Regista finora dedito soprattutto ai documentari e alla televisione (il suo esordio nel lungometraggio fu, nel 1997, la coproduzione italo/irlandese Messaggi quasi segreti), Valerio Jalongo sceglie un taglio di regia che sottolinea da una parte l'estrema, quasi incontenibile voglia di libertà del protagonista, dall'altra la durezza, la crudeltà e le umiliazioni della vita di chi sta dietro le sbarre, ma anche di chi ha scelto di legare il suo destino alla criminalità organizzata. Il film insiste così su esterni ariosi, spazi sconfinati che ben rappresentano la gioia del protagonista di ritrovarsi al di fuori delle mura carcerarie (si veda la prima, liberatoria corsa di Tony nella pausa pranzo del lavoro, o il viaggio in furgone in cui il protagonista si sporge per "assaporare" l'aria aperta), alternati ai dettagli della vita carceraria, all'umiliazione della rimozione dei vestiti per i controlli, alle brutali perquisizioni delle celle, alla disposizione da parte degli agenti di quegli oggetti personali (più volte ripresi in dettaglio) che rappresentano la libertà di ogni detenuto, data e sottratta ogni giorno.
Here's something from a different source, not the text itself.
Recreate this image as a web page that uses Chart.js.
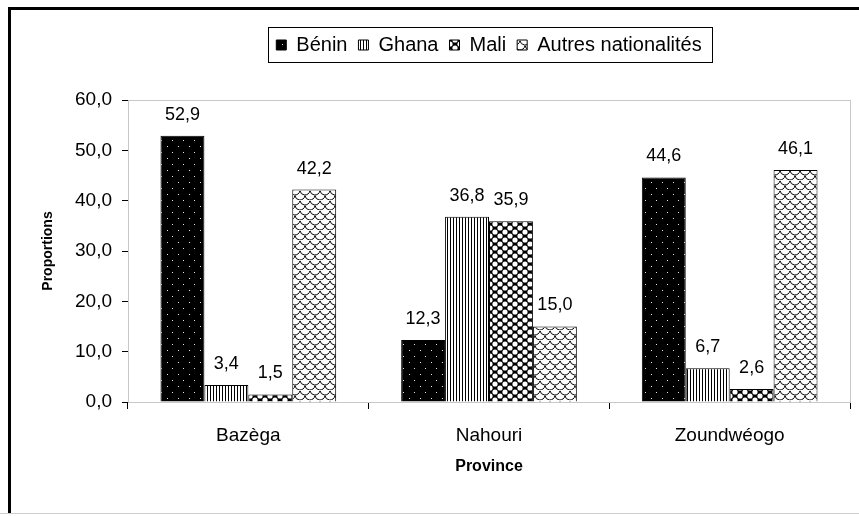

La sceneggiatura (a cui ha partecipato, tra gli altri, lo scrittore Diego Da Silva) sceglie un tono da melodramma per narrare le vicende di Tony, dei suoi compagni di cella e dei suoi datori di lavoro: il protagonista, sempre più emotivamente coinvolto dalle angherie subite dai titolari dell'azienda, finirà per impelagarsi in una difficile storia d'amore con Bianca, e farà di tutto per "liberare", a modo suo, il caseificio dalle maglie della camorra. Ma il suo "idealismo" non potrà che scontrarsi con una realtà nella quale la libertà piena è un miraggio, fuori e dentro le sbarre.

L'attore francese Ivan Franek offre un convincente ritratto di Tony, nonostante la necessità del doppiaggio: il suo volto, alternativamente duro, confuso e percorso da momenti d'incontrollata ira, è perfetto per rappresentare i contrastanti sentimenti che attraversano l'animo del protagonista. Altrettanto convincenti risultano Vincenzo Peluso e Donatella Finocchiaro, rispettivamente nei ruoli (altrettanto difficili e necessitanti diversi registri di recitazione) di Alfonso e Bianca, mentre una menzione va fatta anche a Stefano Cassetti e al compianto Mario Scarpetta, compagni di cella del protagonista, entrambi fragili e capaci di generare empatia nello spettatore. Le ottime musiche (curate da Paolo Buonvino) donano ulteriore vigore e forza espressiva ad un film che riesce ad essere "di denuncia", e caratterizzato da un notevole impegno civile, rinunciando ad offrire soluzioni facili, ed evitando, soprattutto, di cadere nella trappola del didascalismo. Un impegno che non rinuncia ai mezzi spettacolari del cinema popolare per veicolare il suo messaggio, ma anzi li fa suoi e ne trae vigore. Un risultato sicuramente apprezzabile.